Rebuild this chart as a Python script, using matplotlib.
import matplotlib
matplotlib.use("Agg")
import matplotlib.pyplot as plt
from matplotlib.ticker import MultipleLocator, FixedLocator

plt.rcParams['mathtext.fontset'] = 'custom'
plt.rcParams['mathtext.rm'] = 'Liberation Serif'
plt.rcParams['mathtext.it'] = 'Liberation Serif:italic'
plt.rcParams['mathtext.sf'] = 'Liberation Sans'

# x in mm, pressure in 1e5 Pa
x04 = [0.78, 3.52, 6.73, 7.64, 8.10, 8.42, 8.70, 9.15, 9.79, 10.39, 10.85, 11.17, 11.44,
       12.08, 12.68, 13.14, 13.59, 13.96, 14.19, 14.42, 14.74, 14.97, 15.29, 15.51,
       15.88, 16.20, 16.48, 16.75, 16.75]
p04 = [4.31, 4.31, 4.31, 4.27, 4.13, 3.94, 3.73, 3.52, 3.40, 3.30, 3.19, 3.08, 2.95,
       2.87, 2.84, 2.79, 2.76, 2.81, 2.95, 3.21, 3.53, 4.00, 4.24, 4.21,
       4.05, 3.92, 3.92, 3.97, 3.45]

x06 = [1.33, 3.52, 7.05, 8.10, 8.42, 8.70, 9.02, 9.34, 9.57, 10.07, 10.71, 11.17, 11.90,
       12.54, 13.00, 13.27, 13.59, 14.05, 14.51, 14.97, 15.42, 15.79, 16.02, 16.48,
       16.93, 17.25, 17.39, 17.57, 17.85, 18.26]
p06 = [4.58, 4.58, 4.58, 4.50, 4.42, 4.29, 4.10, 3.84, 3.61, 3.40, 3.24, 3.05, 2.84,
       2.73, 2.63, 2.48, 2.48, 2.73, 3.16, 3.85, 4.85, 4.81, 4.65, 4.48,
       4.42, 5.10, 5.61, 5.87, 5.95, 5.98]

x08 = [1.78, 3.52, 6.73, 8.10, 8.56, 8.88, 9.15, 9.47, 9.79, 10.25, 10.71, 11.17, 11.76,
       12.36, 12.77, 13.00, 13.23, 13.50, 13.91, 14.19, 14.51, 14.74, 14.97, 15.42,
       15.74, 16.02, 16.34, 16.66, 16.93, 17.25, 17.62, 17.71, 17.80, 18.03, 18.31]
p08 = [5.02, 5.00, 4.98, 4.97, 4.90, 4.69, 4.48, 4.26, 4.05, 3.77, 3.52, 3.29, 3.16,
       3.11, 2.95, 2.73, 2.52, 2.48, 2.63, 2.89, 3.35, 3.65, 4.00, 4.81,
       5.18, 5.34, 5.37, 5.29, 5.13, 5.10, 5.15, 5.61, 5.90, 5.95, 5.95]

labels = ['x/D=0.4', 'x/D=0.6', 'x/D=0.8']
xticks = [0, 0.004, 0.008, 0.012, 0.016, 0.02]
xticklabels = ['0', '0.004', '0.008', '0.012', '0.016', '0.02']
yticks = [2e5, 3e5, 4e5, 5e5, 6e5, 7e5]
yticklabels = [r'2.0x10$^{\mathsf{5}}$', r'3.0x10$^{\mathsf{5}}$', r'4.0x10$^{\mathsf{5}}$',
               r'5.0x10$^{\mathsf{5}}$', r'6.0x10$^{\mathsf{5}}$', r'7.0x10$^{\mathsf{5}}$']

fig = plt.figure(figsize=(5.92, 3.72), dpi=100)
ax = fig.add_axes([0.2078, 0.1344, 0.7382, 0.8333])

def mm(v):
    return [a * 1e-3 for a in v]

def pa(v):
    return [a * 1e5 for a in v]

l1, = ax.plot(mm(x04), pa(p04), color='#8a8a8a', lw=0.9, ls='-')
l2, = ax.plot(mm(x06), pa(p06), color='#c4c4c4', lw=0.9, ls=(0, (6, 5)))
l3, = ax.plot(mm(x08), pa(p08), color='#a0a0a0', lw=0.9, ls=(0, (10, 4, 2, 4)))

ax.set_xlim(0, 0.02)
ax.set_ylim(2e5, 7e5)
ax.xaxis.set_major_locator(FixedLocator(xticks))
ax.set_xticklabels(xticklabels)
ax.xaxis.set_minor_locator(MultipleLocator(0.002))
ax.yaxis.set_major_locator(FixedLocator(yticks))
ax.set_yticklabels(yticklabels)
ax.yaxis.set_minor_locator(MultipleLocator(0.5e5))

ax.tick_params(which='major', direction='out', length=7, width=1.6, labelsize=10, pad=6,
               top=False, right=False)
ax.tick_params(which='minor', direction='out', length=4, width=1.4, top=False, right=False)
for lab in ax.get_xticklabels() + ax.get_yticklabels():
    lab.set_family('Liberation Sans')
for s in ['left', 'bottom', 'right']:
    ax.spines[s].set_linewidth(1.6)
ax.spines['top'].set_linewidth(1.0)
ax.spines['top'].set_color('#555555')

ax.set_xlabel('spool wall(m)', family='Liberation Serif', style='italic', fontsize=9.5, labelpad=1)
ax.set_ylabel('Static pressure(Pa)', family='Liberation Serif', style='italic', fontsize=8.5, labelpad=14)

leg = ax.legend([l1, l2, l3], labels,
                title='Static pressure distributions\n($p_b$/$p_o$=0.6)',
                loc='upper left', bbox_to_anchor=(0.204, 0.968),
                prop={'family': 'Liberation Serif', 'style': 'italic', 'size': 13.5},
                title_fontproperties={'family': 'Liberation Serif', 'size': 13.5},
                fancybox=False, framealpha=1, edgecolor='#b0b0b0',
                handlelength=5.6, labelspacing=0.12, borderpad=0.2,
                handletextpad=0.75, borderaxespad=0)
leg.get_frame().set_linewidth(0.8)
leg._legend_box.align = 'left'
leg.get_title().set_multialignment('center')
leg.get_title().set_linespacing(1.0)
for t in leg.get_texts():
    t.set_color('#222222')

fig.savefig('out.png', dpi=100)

* PROBLEM STATEMENT *
Write the data back out verbatim.

* COMPLETED TASK *
Rebuild this chart as a Python script, using matplotlib.
import matplotlib
matplotlib.use("Agg")
import matplotlib.pyplot as plt
from matplotlib.ticker import MultipleLocator, FixedLocator

plt.rcParams['mathtext.fontset'] = 'custom'
plt.rcParams['mathtext.rm'] = 'Liberation Serif'
plt.rcParams['mathtext.it'] = 'Liberation Serif:italic'
plt.rcParams['mathtext.sf'] = 'Liberation Sans'

# x in mm, pressure in 1e5 Pa
x04 = [0.78, 3.52, 6.73, 7.64, 8.10, 8.42, 8.70, 9.15, 9.79, 10.39, 10.85, 11.17, 11.44,
       12.08, 12.68, 13.14, 13.59, 13.96, 14.19, 14.42, 14.74, 14.97, 15.29, 15.51,
       15.88, 16.20, 16.48, 16.75, 16.75]
p04 = [4.31, 4.31, 4.31, 4.27, 4.13, 3.94, 3.73, 3.52, 3.40, 3.30, 3.19, 3.08, 2.95,
       2.87, 2.84, 2.79, 2.76, 2.81, 2.95, 3.21, 3.53, 4.00, 4.24, 4.21,
       4.05, 3.92, 3.92, 3.97, 3.45]

x06 = [1.33, 3.52, 7.05, 8.10, 8.42, 8.70, 9.02, 9.34, 9.57, 10.07, 10.71, 11.17, 11.90,
       12.54, 13.00, 13.27, 13.59, 14.05, 14.51, 14.97, 15.42, 15.79, 16.02, 16.48,
       16.93, 17.25, 17.39, 17.57, 17.85, 18.26]
p06 = [4.58, 4.58, 4.58, 4.50, 4.42, 4.29, 4.10, 3.84, 3.61, 3.40, 3.24, 3.05, 2.84,
       2.73, 2.63, 2.48, 2.48, 2.73, 3.16, 3.85, 4.85, 4.81, 4.65, 4.48,
       4.42, 5.10, 5.61, 5.87, 5.95, 5.98]

x08 = [1.78, 3.52, 6.73, 8.10, 8.56, 8.88, 9.15, 9.47, 9.79, 10.25, 10.71, 11.17, 11.76,
       12.36, 12.77, 13.00, 13.23, 13.50, 13.91, 14.19, 14.51, 14.74, 14.97, 15.42,
       15.74, 16.02, 16.34, 16.66, 16.93, 17.25, 17.62, 17.71, 17.80, 18.03, 18.31]
p08 = [5.02, 5.00, 4.98, 4.97, 4.90, 4.69, 4.48, 4.26, 4.05, 3.77, 3.52, 3.29, 3.16,
       3.11, 2.95, 2.73, 2.52, 2.48, 2.63, 2.89, 3.35, 3.65, 4.00, 4.81,
       5.18, 5.34, 5.37, 5.29, 5.13, 5.10, 5.15, 5.61, 5.90, 5.95, 5.95]

labels = ['x/D=0.4', 'x/D=0.6', 'x/D=0.8']
xticks = [0, 0.004, 0.008, 0.012, 0.016, 0.02]
xticklabels = ['0', '0.004', '0.008', '0.012', '0.016', '0.02']
yticks = [2e5, 3e5, 4e5, 5e5, 6e5, 7e5]
yticklabels = [r'2.0x10$^{\mathsf{5}}$', r'3.0x10$^{\mathsf{5}}$', r'4.0x10$^{\mathsf{5}}$',
               r'5.0x10$^{\mathsf{5}}$', r'6.0x10$^{\mathsf{5}}$', r'7.0x10$^{\mathsf{5}}$']

fig = plt.figure(figsize=(5.92, 3.72), dpi=100)
ax = fig.add_axes([0.2078, 0.1344, 0.7382, 0.8333])

def mm(v):
    return [a * 1e-3 for a in v]

def pa(v):
    return [a * 1e5 for a in v]

l1, = ax.plot(mm(x04), pa(p04), color='#8a8a8a', lw=0.9, ls='-')
l2, = ax.plot(mm(x06), pa(p06), color='#c4c4c4', lw=0.9, ls=(0, (6, 5)))
l3, = ax.plot(mm(x08), pa(p08), color='#a0a0a0', lw=0.9, ls=(0, (10, 4, 2, 4)))

ax.set_xlim(0, 0.02)
ax.set_ylim(2e5, 7e5)
ax.xaxis.set_major_locator(FixedLocator(xticks))
ax.set_xticklabels(xticklabels)
ax.xaxis.set_minor_locator(MultipleLocator(0.002))
ax.yaxis.set_major_locator(FixedLocator(yticks))
ax.set_yticklabels(yticklabels)
ax.yaxis.set_minor_locator(MultipleLocator(0.5e5))

ax.tick_params(which='major', direction='out', length=7, width=1.6, labelsize=10, pad=6,
               top=False, right=False)
ax.tick_params(which='minor', direction='out', length=4, width=1.4, top=False, right=False)
for lab in ax.get_xticklabels() + ax.get_yticklabels():
    lab.set_family('Liberation Sans')
for s in ['left', 'bottom', 'right']:
    ax.spines[s].set_linewidth(1.6)
ax.spines['top'].set_linewidth(1.0)
ax.spines['top'].set_color('#555555')

ax.set_xlabel('spool wall(m)', family='Liberation Serif', style='italic', fontsize=9.5, labelpad=1)
ax.set_ylabel('Static pressure(Pa)', family='Liberation Serif', style='italic', fontsize=8.5, labelpad=14)

leg = ax.legend([l1, l2, l3], labels,
                title='Static pressure distributions\n($p_b$/$p_o$=0.6)',
                loc='upper left', bbox_to_anchor=(0.204, 0.968),
                prop={'family': 'Liberation Serif', 'style': 'italic', 'size': 13.5},
                title_fontproperties={'family': 'Liberation Serif', 'size': 13.5},
                fancybox=False, framealpha=1, edgecolor='#b0b0b0',
                handlelength=5.6, labelspacing=0.12, borderpad=0.2,
                handletextpad=0.75, borderaxespad=0)
leg.get_frame().set_linewidth(0.8)
leg._legend_box.align = 'left'
leg.get_title().set_multialignment('center')
leg.get_title().set_linespacing(1.0)
for t in leg.get_texts():
    t.set_color('#222222')

fig.savefig('out.png', dpi=100)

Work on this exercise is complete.